The New York Jets thankfully traded up early to the No. 3 pick and because of that got the best player in the NFL Draft in Sam Darnold.
Finally, the New York Jets and I have something in common. We like looking for deals, but we don’t like sacrificing quality, a first-world problem you could say.
The New York Jets paid a small price by trading up a month ahead of the NFL Draft to ensure their position to get one of the top quarterbacks with the No. 3 pick. It just so happened that they were able to snag USC’s Sam Darnold.
Now I’m not going to pretend that the Jets knew that Darnold would be on the board, because they didn’t. It was a calculated risk.

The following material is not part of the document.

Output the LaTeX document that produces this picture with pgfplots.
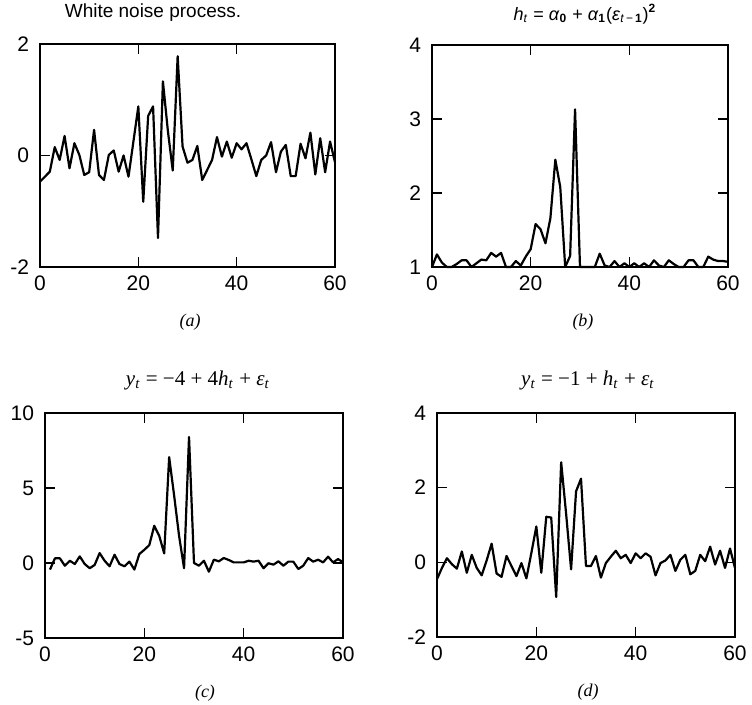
\documentclass[border=0pt]{standalone}
\usepackage{fontspec}
\setmainfont{Liberation Sans}
\newfontfamily\serif{Liberation Serif}
\usepackage{pgfplots}
\pgfplotsset{compat=1.18}

\pgfplotstableread{
x y
0 -0.47
1 -0.38
2 -0.29
3 0.15
4 -0.08
5 0.35
6 -0.23
7 0.22
8 0.01
9 -0.35
10 -0.30
11 0.46
12 -0.35
13 -0.44
14 0.01
15 0.09
16 -0.29
17 0.00
18 -0.38
19 0.25
20 0.88
21 -0.83
22 0.71
23 0.88
24 -1.48
25 1.33
26 0.45
27 -0.27
28 1.78
29 0.16
30 -0.13
31 -0.08
32 0.17
33 -0.44
34 -0.26
35 -0.08
36 0.33
37 -0.02
38 0.25
39 -0.04
40 0.22
41 0.11
42 0.22
43 -0.07
44 -0.37
45 -0.08
46 0.00
47 0.24
48 -0.30
49 0.07
50 0.19
51 -0.37
52 -0.37
53 0.21
54 -0.05
55 0.41
56 -0.34
57 0.31
58 -0.30
59 0.25
60 -0.12
}\epsdata

\pgfplotstableread{
x y
0 1.00
1 1.17
2 1.06
3 1.00
4 1.00
5 1.04
6 1.09
7 1.09
8 1.00
9 1.05
10 1.10
11 1.09
12 1.19
13 1.14
14 1.19
15 1.00
16 1.00
17 1.08
18 1.02
19 1.14
20 1.24
21 1.58
22 1.51
23 1.32
24 1.66
25 2.45
26 2.08
27 1.00
28 1.15
29 3.13
30 1.00
31 1.00
32 1.00
33 1.00
34 1.18
35 1.02
36 1.00
37 1.08
38 1.00
39 1.05
40 1.00
41 1.05
42 1.00
43 1.05
44 1.00
45 1.09
46 1.02
47 1.00
48 1.09
49 1.04
50 1.00
51 1.00
52 1.09
53 1.09
54 1.00
55 1.00
56 1.14
57 1.10
58 1.08
59 1.08
60 1.07
}\hdata

\pgfplotstableread{
x y
1 -0.44
2 0.31
3 0.31
4 -0.18
5 0.15
6 -0.07
7 0.44
8 -0.07
9 -0.35
10 -0.13
11 0.66
12 0.15
13 -0.22
14 0.55
15 -0.07
16 -0.22
17 0.09
18 -0.44
19 0.60
20 0.88
21 1.19
22 2.48
23 1.81
24 0.64
25 7.06
26 4.50
27 1.80
28 -0.35
29 8.40
30 0.00
31 -0.18
32 0.15
33 -0.58
34 0.22
35 0.11
36 0.33
37 0.20
38 0.04
39 0.04
40 0.04
41 0.15
42 0.09
43 0.15
44 -0.35
45 -0.02
46 -0.11
47 0.11
48 -0.18
49 0.09
50 0.09
51 -0.40
52 -0.18
53 0.33
54 0.09
55 0.22
56 0.04
57 0.42
58 0.04
59 0.26
60 0.05
}\ycdata

\pgfplotstableread{
x y
0 -0.45
1 -0.15
2 0.11
3 -0.05
4 -0.17
5 0.29
6 -0.28
7 0.20
8 -0.15
9 -0.35
10 0.05
11 0.50
12 -0.30
13 -0.39
14 0.17
15 -0.10
16 -0.37
17 -0.02
18 -0.43
19 0.25
20 0.96
21 -0.28
22 1.22
23 1.20
24 -0.93
25 2.68
26 1.30
27 -0.19
28 1.90
29 2.24
30 -0.10
31 -0.10
32 0.17
33 -0.41
34 -0.02
35 0.15
36 0.31
37 0.11
38 0.20
39 -0.02
40 0.24
41 0.11
42 0.24
43 0.15
44 -0.35
45 -0.02
46 0.05
47 0.20
48 -0.23
49 0.07
50 0.20
51 -0.32
52 -0.23
53 0.20
54 0.03
55 0.42
56 -0.06
57 0.31
58 -0.15
59 0.37
60 -0.15
}\yddata

\pgfplotsset{
  panel/.style={
    scale only axis,
    anchor=south west,
    width=148pt, height=112pt,
    xmin=0, xmax=60,
    xtick={0,20,40,60},
    tick align=inside,
    xtick pos=both, ytick pos=both,
    major tick length=5pt,
    axis line style={line width=0.7pt},
    every tick/.style={line width=0.7pt},
    tick label style={font=\fontsize{10.5}{12}\selectfont},
    xticklabel style={yshift=-1pt},
    yticklabel style={xshift=-2pt},
    /pgf/number format/assume math mode=true,
    clip=false,
  },
  dataline/.style={black, line width=1.1pt, line join=round, no marks},
}

\begin{document}
\begin{tikzpicture}
\path[use as bounding box] (0,0) rectangle (376pt,352.5pt);

% (a)
\begin{axis}[panel, at={(20pt,219pt)}, width=147.5pt, height=111.5pt,
  ymin=-2, ymax=2, ytick={-2,0,2}]
\addplot[dataline] table[x=x,y=y] {\epsdata};
\end{axis}

% (b)
\begin{axis}[panel, at={(216pt,219pt)}, width=148pt, height=111pt,
  ymin=1, ymax=4, ytick={1,2,3,4}]
\addplot[dataline] table[x=x,y=y] {\hdata};
\end{axis}

% (c)
\begin{axis}[panel, at={(22.5pt,33.5pt)}, width=149pt, height=112.5pt,
  ymin=-5, ymax=10, ytick={-5,0,5,10}]
\addplot[dataline] table[x=x,y=y] {\ycdata};
\end{axis}

% (d)
\begin{axis}[panel, at={(218.5pt,34pt)}, width=149pt, height=112pt,
  ymin=-2, ymax=4, ytick={-2,0,2,4}]
\addplot[dataline] table[x=x,y=y] {\yddata};
\end{axis}

% titles
\node[font=\fontsize{9.5}{11}\selectfont] at (76.5pt,346pt) {White noise process.};
\node[font=\fontsize{9}{11}\selectfont] at (292.5pt,345.5pt)
  {\textit{h}\textsubscript{\textit{t}} = \textit{α}\textsubscript{\textbf{0}} + \textit{α}\textsubscript{\textbf{1}}(\textit{ε}\textsubscript{\textit{t}\,−\,\textbf{1}})\textsuperscript{\textbf{2}}};
\node[font=\serif\fontsize{10.5}{13}\selectfont] at (99pt,162.5pt)
  {\textit{y}\textsubscript{\textit{t}} = −4 + 4\textit{h}\textsubscript{\textit{t}} + \textit{ε}\textsubscript{\textit{t}}};
\node[font=\serif\fontsize{10.5}{13}\selectfont] at (294pt,162.5pt)
  {\textit{y}\textsubscript{\textit{t}} = −1 + \textit{h}\textsubscript{\textit{t}} + \textit{ε}\textsubscript{\textit{t}}};

% sub captions
\node[font=\serif\itshape\fontsize{9}{11}\selectfont] at (95pt,191.5pt) {(a)};
\node[font=\serif\itshape\fontsize{9}{11}\selectfont] at (291.5pt,191.5pt) {(b)};
\node[font=\serif\itshape\fontsize{9}{11}\selectfont] at (102.5pt,6pt) {(c)};
\node[font=\serif\itshape\fontsize{9}{11}\selectfont] at (294pt,6.5pt) {(d)};
\end{tikzpicture}
\end{document}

Here’s the definition of calculated risk, courtesy of the Merriam-Webster Dictionary:
“A hazard or chance of failure whose degree of probability has been reckoned or estimated before some undertaking is entered upon.”
In other words, it’s taking a gamble while still having a trump card in your back pocket if things go wrong.
Math says that, at worst, the Jets would’ve gotten the third-best quarterback in the NFL Draft, but logic said otherwise. The Jets have a team of guys that study other teams’ mannerisms and make educated guesses on their draft board.
One of the worst-kept secrets in the draft was that the New York Giants were madly in love with Saquon Barkley and didn’t want to lose him. That suggested to the Jets that they would now have their pick of the second-best quarterback in this draft.
The only unknown left was who the hell the Cleveland Browns were going to take?
We knew that it would be a quarterback, but which one? This was a pick your poison kind of year, one in which everyone seemingly had different opinions on all of the top guys. Fortunately for the Jets, the Browns’ choice was Oklahoma’s Baker Mayfield.
So, long story short: Because the Jets traded up a month early, what many considered at the time to be a crazy move wound up being a stroke of genius.
Now the Jets have the franchise quarterback of their dreams and all they had to give up were three future second-round draft choices. A steep price to pay, but consider this.
The Buffalo Bills waited until draft day to make their trade up and they had to give up two second-round picks. Right there, it goes to show how the price for these picks goes up the closer you get to draft day.
So if you would’ve told me that you could have Josh Allen for two second round picks and a first-round pick or Sam Darnold for just one more second round pick, I would’ve said “Where do I sign off on this?”
I believe the saying goes, “a rich man’s tastes on a poor man’s budget.” The Jets maximized their position, got a little lucky, and now have a quarterback for the next 10-to-15 years,
I’d say that calculated risk worked out just as the Jets drew it up. Or at least, something like that.